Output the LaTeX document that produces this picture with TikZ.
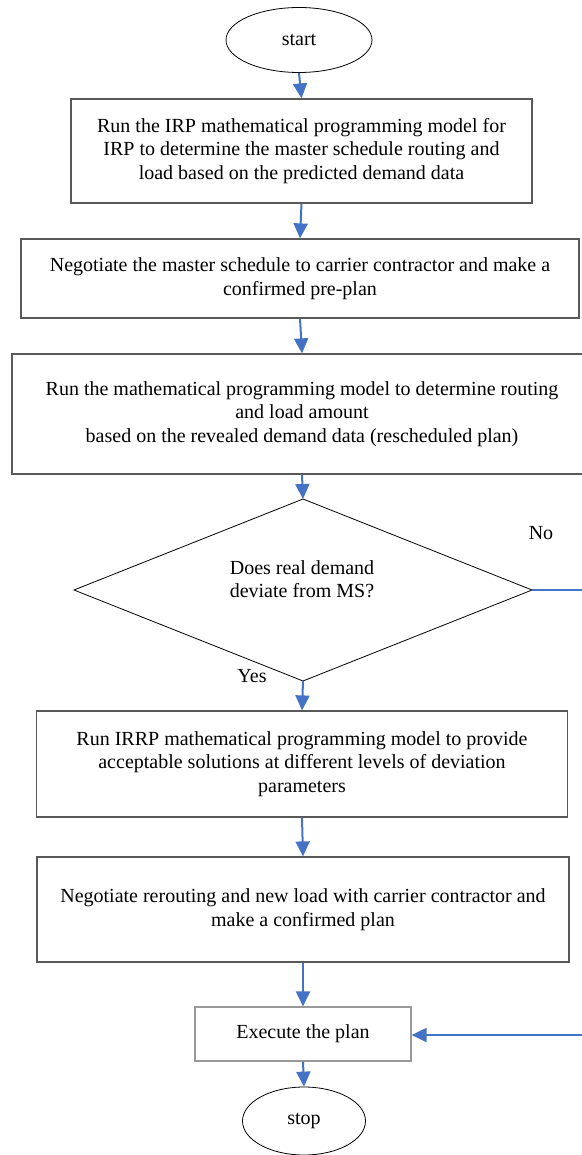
\documentclass[tikz,border=0pt]{standalone}
\usepackage{fontspec}
\setmainfont{Liberation Serif}
\usetikzlibrary{arrows.meta,shapes.geometric}
\definecolor{flowblue}{RGB}{68,114,196}
\begin{document}
\begin{tikzpicture}[x=0.5pt, y=-0.5pt,
		every node/.style={font=\fontsize{10}{11.75}\selectfont},
		stepbox/.style={draw=black!65, line width=0.6pt, align=center, inner sep=2pt},
		term/.style={ellipse, draw, line width=0.4pt, inner sep=0pt},
		decision/.style={diamond, draw, line width=0.4pt, inner sep=0pt, outer sep=0pt},
		flow/.style={draw=flowblue, line width=1pt, -{Triangle[width=7pt,length=7.5pt]}},
		noline/.style={draw=flowblue, line width=1pt}]
		\useasboundingbox (0,0) rectangle (582,1155);
		\node[term, minimum width=73pt, minimum height=32.5pt] (start) at (299,40) {start};
		\node[stepbox, minimum width=230.5pt, minimum height=52pt] (master) at (301.5,151) {Run the IRP mathematical programming model for\\IRP to determine the master schedule routing and\\load based on the predicted demand data};
		\node[stepbox, minimum width=279pt, minimum height=39.5pt] (preplan) at (300,278.5) {Negotiate the master schedule to carrier contractor and make a\\confirmed pre-plan};
		\node[stepbox, minimum width=290pt, minimum height=60pt] (resched) at (302,414) {Run the mathematical programming model to determine routing\\and load amount\\based on the revealed demand data (rescheduled plan)};
		\node[decision, minimum width=229pt, minimum height=91pt] (dev) at (303,590) {};
		\node[align=center] (devtext) at (302,579) {Does real demand\\deviate from MS?};
		\node (no) at (541,533) {No};
		\node (yes) at (252,676) {Yes};
		\node[stepbox, minimum width=265.75pt, minimum height=53pt] (irrp) at (302,764) {Run IRRP mathematical programming model to provide\\acceptable solutions at different levels of deviation\\parameters};
		\node[stepbox, minimum width=266pt, minimum height=52.5pt] (reroute) at (303,909.5) {Negotiate rerouting and new load with carrier contractor and\\make a confirmed plan};
		\node[stepbox, draw=black!40, minimum width=108pt, minimum height=27pt] (exec) at (303,1034) {Execute the plan};
		\node[term, minimum width=61.5pt, minimum height=34pt] (stop) at (304,1121) {stop};
		\coordinate (noend) at (582,590);
		\coordinate (back) at (582,1035);
		\draw[flow] (start.south) -- (master.north);
		\draw[flow] (master.south) -- (preplan.north);
		\draw[flow] (preplan.south) -- (resched.north);
		\draw[flow] (resched.south) -- (dev.north);
		\draw[flow] (dev.south) -- (irrp.north);
		\draw[flow] (irrp.south) -- (reroute.north);
		\draw[flow] (reroute.south) -- (exec.north);
		\draw[flow] (exec.south) -- (stop.north);
		\draw[noline] (dev.east) -- (noend);
		\draw[flow] (back) -- (exec.east |- back);
	\end{tikzpicture}
\end{document}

* Work instructions:
Make an exact copy of the whole listing, but don't bring over any pictures.

* Worked answer:
Output the LaTeX document that produces this picture with TikZ.
\documentclass[tikz,border=0pt]{standalone}
\usepackage{fontspec}
\setmainfont{Liberation Serif}
\usetikzlibrary{arrows.meta,shapes.geometric}
\definecolor{flowblue}{RGB}{68,114,196}
\begin{document}
\begin{tikzpicture}[x=0.5pt, y=-0.5pt,
		every node/.style={font=\fontsize{10}{11.75}\selectfont},
		stepbox/.style={draw=black!65, line width=0.6pt, align=center, inner sep=2pt},
		term/.style={ellipse, draw, line width=0.4pt, inner sep=0pt},
		decision/.style={diamond, draw, line width=0.4pt, inner sep=0pt, outer sep=0pt},
		flow/.style={draw=flowblue, line width=1pt, -{Triangle[width=7pt,length=7.5pt]}},
		noline/.style={draw=flowblue, line width=1pt}]
		\useasboundingbox (0,0) rectangle (582,1155);
		\node[term, minimum width=73pt, minimum height=32.5pt] (start) at (299,40) {start};
		\node[stepbox, minimum width=230.5pt, minimum height=52pt] (master) at (301.5,151) {Run the IRP mathematical programming model for\\IRP to determine the master schedule routing and\\load based on the predicted demand data};
		\node[stepbox, minimum width=279pt, minimum height=39.5pt] (preplan) at (300,278.5) {Negotiate the master schedule to carrier contractor and make a\\confirmed pre-plan};
		\node[stepbox, minimum width=290pt, minimum height=60pt] (resched) at (302,414) {Run the mathematical programming model to determine routing\\and load amount\\based on the revealed demand data (rescheduled plan)};
		\node[decision, minimum width=229pt, minimum height=91pt] (dev) at (303,590) {};
		\node[align=center] (devtext) at (302,579) {Does real demand\\deviate from MS?};
		\node (no) at (541,533) {No};
		\node (yes) at (252,676) {Yes};
		\node[stepbox, minimum width=265.75pt, minimum height=53pt] (irrp) at (302,764) {Run IRRP mathematical programming model to provide\\acceptable solutions at different levels of deviation\\parameters};
		\node[stepbox, minimum width=266pt, minimum height=52.5pt] (reroute) at (303,909.5) {Negotiate rerouting and new load with carrier contractor and\\make a confirmed plan};
		\node[stepbox, draw=black!40, minimum width=108pt, minimum height=27pt] (exec) at (303,1034) {Execute the plan};
		\node[term, minimum width=61.5pt, minimum height=34pt] (stop) at (304,1121) {stop};
		\coordinate (noend) at (582,590);
		\coordinate (back) at (582,1035);
		\draw[flow] (start.south) -- (master.north);
		\draw[flow] (master.south) -- (preplan.north);
		\draw[flow] (preplan.south) -- (resched.north);
		\draw[flow] (resched.south) -- (dev.north);
		\draw[flow] (dev.south) -- (irrp.north);
		\draw[flow] (irrp.south) -- (reroute.north);
		\draw[flow] (reroute.south) -- (exec.north);
		\draw[flow] (exec.south) -- (stop.north);
		\draw[noline] (dev.east) -- (noend);
		\draw[flow] (back) -- (exec.east |- back);
	\end{tikzpicture}
\end{document}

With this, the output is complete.